Putin's Universal Robots
President Vladimir Putin observed “Russian military robots” designed by cadets at an elite military boarding school, according to a report by Russian state news agency RIA Novosti. A video showed the president admiring one cadet’s “invention.”
But as the independent news site Znak reported, the robots were neither Russian nor invented by students. Russian social-media users had identified the models as Korean-made, build-it-yourself toys available for purchase on Amazon.
The EU’s anti-disinformation site notes that this was not the first misleading robot story backed by the Kremlin. Last year, state-run TV Rossiya-24 aired scenes of an android named Boris, described “as one of the most advanced robots,” dancing with schoolchildren. Boris later turned out to be a guy in a robot suit.
'Buying Babies' In Brussels
“Gays from the whole world convened in Brussels to attend a ‘livestock’ bazaar: to buy children,” declared a now-deleted tweet from NTV, a Russian network controlled by state-owned Gazprom. “If there’s money, a child will be up for sale.”
The report suggested that it was possible to buy an actual child at a conference held in Brussels in September. In fact, the event in question was aimed at matching gay couples with potential surrogate mothers. (Surrogacy is legal in Russia and some European countries. Buying children is not.) NTV also described the conference as an event for wealthy elites. That characterization contradicts the mission of the conference organizer, Men Having Babies, which offers support -- including financial guidance -- to gay people seeking to become parents.
The EU Vs. Disinfo website described the report as proactive disinformation, intended to obscure the facts and provoke strong emotions, and places the story within a larger Russian-backed narrative of “the alleged moral decay and degradation of the West.”
'Theory And Practice' Of Homosexuality In Estonia
In a separate attack on LGBT freedoms, privately owned Channel 5 in St. Petersburg reported that Estonia is the victim of “a social and moral occupation,” and that Tallinn is the “gay capital of Scandinavia.” The broadcaster found that "the spread of gay education in the Estonian capital can no longer be stopped.
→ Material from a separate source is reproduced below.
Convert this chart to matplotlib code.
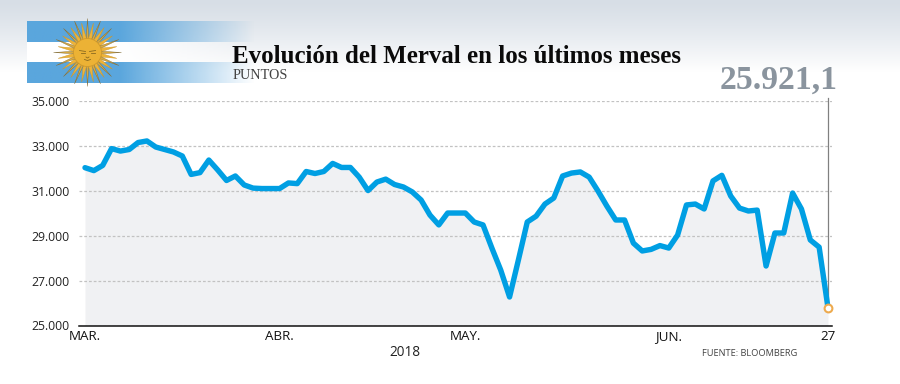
import numpy as np
import matplotlib
matplotlib.use("Agg")
import matplotlib.pyplot as plt
from matplotlib.patches import Circle, Polygon

values = [32030,31900,32130,32880,32770,32840,33150,33220,32950,32840,32730,32550,31730,31810,32370,
          31930,31460,31660,31260,31120,31100,31100,31100,31350,31320,31860,31770,31860,32220,32040,
          32040,31610,31010,31390,31520,31280,31170,30950,30590,29920,29480,30010,30010,30010,29610,
          29480,28450,27470,26270,27920,29610,29870,30410,30680,31660,31790,31840,31610,30990,30320,
          29700,29700,28670,28320,28390,28560,28450,29030,30370,30410,30190,31440,31690,30770,30230,
          30100,30140,27650,29120,29120,30900,30190,28810,28490,25790]
y_ticks = [25000,27000,29000,31000,33000,35000]
y_labels = ["25.000","27.000","29.000","31.000","33.000","35.000"]
x_ticks = [0,22,43,66,84]
x_labels = ["MAR.","ABR.","MAY.","JUN.","27"]
title = "Evolución del Merval en los últimos meses"
subtitle = "PUNTOS"
last_label = "25.921,1"
year = "2018"
source = "FUENTE: BLOOMBERG"

W, H = 900, 384
fig = plt.figure(figsize=(W/100, H/100), dpi=100, facecolor="white")

# background decoration in pixel coordinates
bg = fig.add_axes([0,0,1,1], zorder=0)
bg.set_xlim(0,W); bg.set_ylim(H,0); bg.axis("off")
grad = np.linspace(0,1,100).reshape(-1,1)
c0 = np.array([0xd7,0xde,0xe6])/255; c1 = np.array([1,1,1.])
img = c0 + (c1-c0)*grad[...,None]**1.25
bg.imshow(img, extent=[0,W,72,0], aspect="auto", zorder=0)
bg.set_xlim(0,W); bg.set_ylim(H,0)

def stripe(y0,y1,rgb):
    xs = np.linspace(0,1,256)
    alpha = np.clip(1-(xs*228-93)/135,0,1)
    arr = np.zeros((1,256,4)); arr[...,:3]=rgb; arr[...,3]=alpha
    bg.imshow(arr, extent=[27,255,y1,y0], aspect="auto", zorder=1, interpolation="bilinear")
blue = np.array([0x5a,0xa6,0xdd])/255
stripe(22,42.5,blue); stripe(42.5,62.3,np.array([1,1,1.])); stripe(62.3,83.3,blue)
bg.set_xlim(0,W); bg.set_ylim(H,0)

cx, cy = 87.5, 52.5
n = 32
for k in range(n):
    a = 2*np.pi*k/n + np.pi/2
    r = 34 if k%2==0 else 30
    w = 1.3 if k%2==0 else 1.9
    d = np.array([np.cos(a),np.sin(a)]); p = np.array([-d[1],d[0]])
    c = np.array([cx,cy])
    pts = [c+d*13+p*w, c+d*r, c+d*13-p*w]
    bg.add_patch(Polygon(pts, closed=True, fc="#eeb338" if k%2 else "#d9a93e",
                         ec="#7d6a3a" if k%2==0 else "#c9952c", lw=0.3, zorder=2))
bg.add_patch(Circle((cx,cy),14,fc="#ecb235",ec="#c9952c",lw=0.5,zorder=3))
for sx in (-1,1):
    bg.plot([cx+sx*8,cx+sx*2],[cy-2,cy-1],color="#8a6a20",lw=0.6,zorder=4)
    bg.plot([cx+sx*7,cx+sx*3],[cy,cy],color="#8a6a20",lw=0.6,zorder=4)
bg.plot([cx-3,cx,cx+3],[cy+7,cy+8,cy+7],color="#8a6a20",lw=0.6,zorder=4)
bg.plot([cx-1.5,cx,cx+1.5],[cy+4.5,cy+5.5,cy+4.5],color="#8a6a20",lw=0.6,zorder=4)

# chart
L,R,T,B = 79,832,101,325.5
ax = fig.add_axes([L/W,1-B/H,(R-L)/W,(B-T)/H], zorder=2)
ax.patch.set_alpha(0)
x = np.arange(len(values))
ax.set_xlim((L-85)/8.845,(R-85)/8.845)
ax.set_ylim(25000,35000)
ax.fill_between(x, values, 25000, color="#f0f1f3", lw=0, zorder=1)
ax.set_yticks(y_ticks); ax.set_yticklabels(y_labels, family="Open Sans", fontsize=8.8, color="#222222")
ax.set_xticks(x_ticks); ax.set_xticklabels(x_labels, family="Open Sans", fontsize=9.6, color="#111111")
ax.tick_params(length=0, axis="y", pad=7)
ax.tick_params(length=0, axis="x", pad=3.5)
ax.grid(axis="y", color="#c2c2c2", lw=0.9, ls=(0,(2.2,1.6)), zorder=2)
for s in ("top","left","right"):
    ax.spines[s].set_visible(False)
ax.spines["bottom"].set_color("#111111"); ax.spines["bottom"].set_linewidth(1.1)
ax.plot([x[-1],x[-1]],[values[-1],35130],color="#808080",lw=0.9,zorder=3,clip_on=False)
ax.plot(x, values, color="#009fe3", lw=3.9, solid_joinstyle="round", solid_capstyle="round", zorder=4)
ax.plot(x[-1], values[-1], "o", ms=5.6, mfc="white", mec="#edaa4e", mew=1.5, zorder=5, clip_on=False)

# texts
bg.text(232,63,title,family="Liberation Serif",fontweight="bold",fontsize=17.95,color="#0a0a0a",va="baseline",ha="left",zorder=6)
bg.text(233,79,subtitle,family="Liberation Serif",fontsize=10.3,color="#444444",va="baseline",ha="left",zorder=6)
bg.text(838,88.5,last_label,family="Liberation Serif",fontweight="bold",fontsize=24.2,color="#8a949e",va="baseline",ha="right",zorder=6)
bg.text(405,352,year,family="Open Sans",fontsize=9.8,color="#222222",va="center",ha="center",zorder=6)
bg.text(750,353,source,family="Open Sans",fontsize=6.7,color="#444444",va="center",ha="center",zorder=6)

fig.savefig("out.png", dpi=100)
It is fashionable in Estonia and follows recent developments in Europe."
In order to portray Estonia as a country of eroded morals, Channel 5 reporters posed as activists and investigated a course on LGBT history at Tallinn University. The university, they reported, teaches gay issues “not only in theory, but also in practice,” leaving the details up to viewers’ imaginations. Reacting to the Russian broadcast in the Estonian newspaper Postimees, the course’s instructor said there was indeed a practice component: interviewing members of the LGBT community.